Oleksandr Toporivsky brought his own desk and a chair when he was elected head of the village of Blahodatne in western Ukraine’s Volyn Oblast in 2015. “Only the telephone worked there,” he said. Since then, all of the village’s problems have become his own, but he’s positive he can solve them. Blahodatne (formerly known as Zhovtneve), home to 4,800 people, could never boast good infrastructure or an abundance of jobs. Located some 500 kilometers west of Kyiv, close to the Polish border, it rarely attracted investment and many people had to go to neighboring countries to find a job.
Toporivsky is trying to change that. Having worked as a lawmaker for the village council before the elections, he said he was ready for all the tasks the village head might face, but admits there’s still “too much” paperwork, which is time-consuming.
He’s always in search of grants, and thanks to those the community raised money to fix three roads, install street lights and build two outdoor, custom-made gyms in Blahodatne.
“Before I was elected, I saw bad roads or things like that as part of everyday life. Now every pothole on the road or illegally dumped garbage is my problem,” Toporivsky explains. But change, he believes, starts from within. Now he’s teaching his fellow villagers to clear up garbage.

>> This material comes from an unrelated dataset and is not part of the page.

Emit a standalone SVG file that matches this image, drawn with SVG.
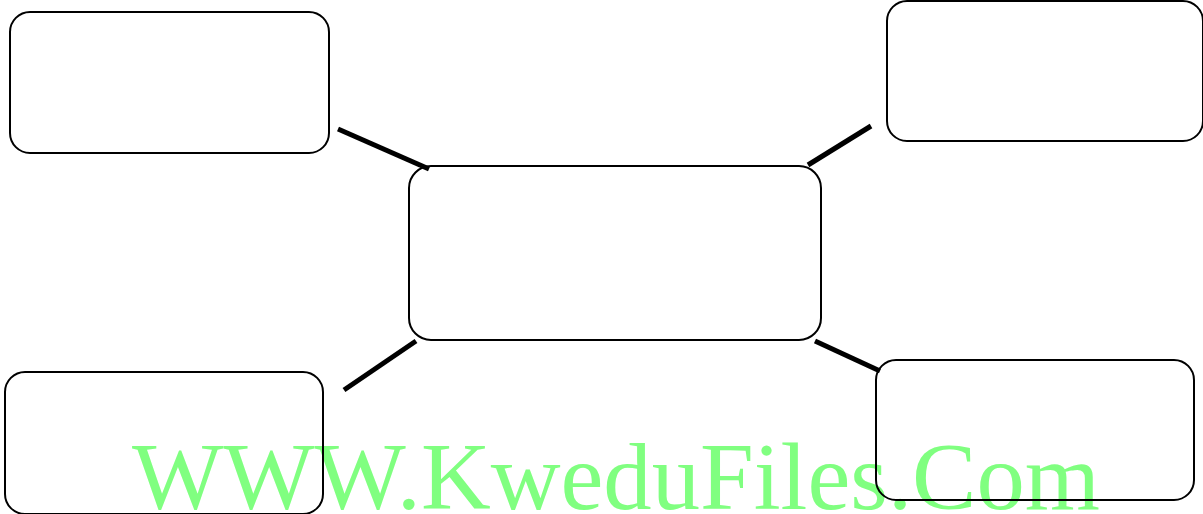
<svg xmlns="http://www.w3.org/2000/svg" width="1203" height="514" viewBox="0 0 1203 514">
<style>
.box{fill:none;stroke:#000;stroke-width:2}
.conn line{stroke:#000;stroke-width:5}
.wm{font-family:"Liberation Serif","Times New Roman",serif;font-size:95px;fill:#80ff80}
</style>
<rect width="1203" height="514" fill="#fff"/>
<text class="wm" x="132" y="509" textLength="968" lengthAdjust="spacingAndGlyphs">WWW.KweduFiles.Com</text>
<g id="node-top-left"><rect class="box" x="10" y="12" width="319" height="141" rx="20"/></g>
<g id="node-top-right"><rect class="box" x="887" y="1" width="316" height="140" rx="20"/></g>
<g id="node-center"><rect class="box" x="409" y="166" width="412" height="174" rx="22"/></g>
<g id="node-bottom-left"><rect class="box" x="5" y="372" width="318" height="142" rx="20"/></g>
<g id="node-bottom-right"><rect class="box" x="876" y="360" width="318" height="140" rx="20"/></g>
<g id="connectors" class="conn">
<line x1="338" y1="129" x2="429" y2="169"/>
<line x1="808" y1="165" x2="871" y2="126"/>
<line x1="416" y1="341" x2="344" y2="390"/>
<line x1="815" y1="341" x2="880" y2="371"/>
</g>
</svg>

“It’s not always easy to persuade people that we need to do it,” the village head says. However, during one of their clean-ups they collected 10 truckloads of garbage.
In the village, they’ve organized a number of volunteer clean-ups at the local cemetery and the lake. Toporivsky says it’s easy to inspire people once you show them what to do — so he’s always out there working with the villagers.
“There’s no need to wait for the help from the region — we have to rely on ourselves. That’s what I call the Baron Munchausen method,” he says. Toporivsky constantly thinks how to save money and so is trying to drop wasteful Soviet practices, like painting tree trunks, power poles, and lampposts white.
“I’m learning from other mayors’ experiences and am trying to adopt the best practices,” Toporivsky said. They have also launched a village council website, where they list all budget expenses, council decrees, and future projects.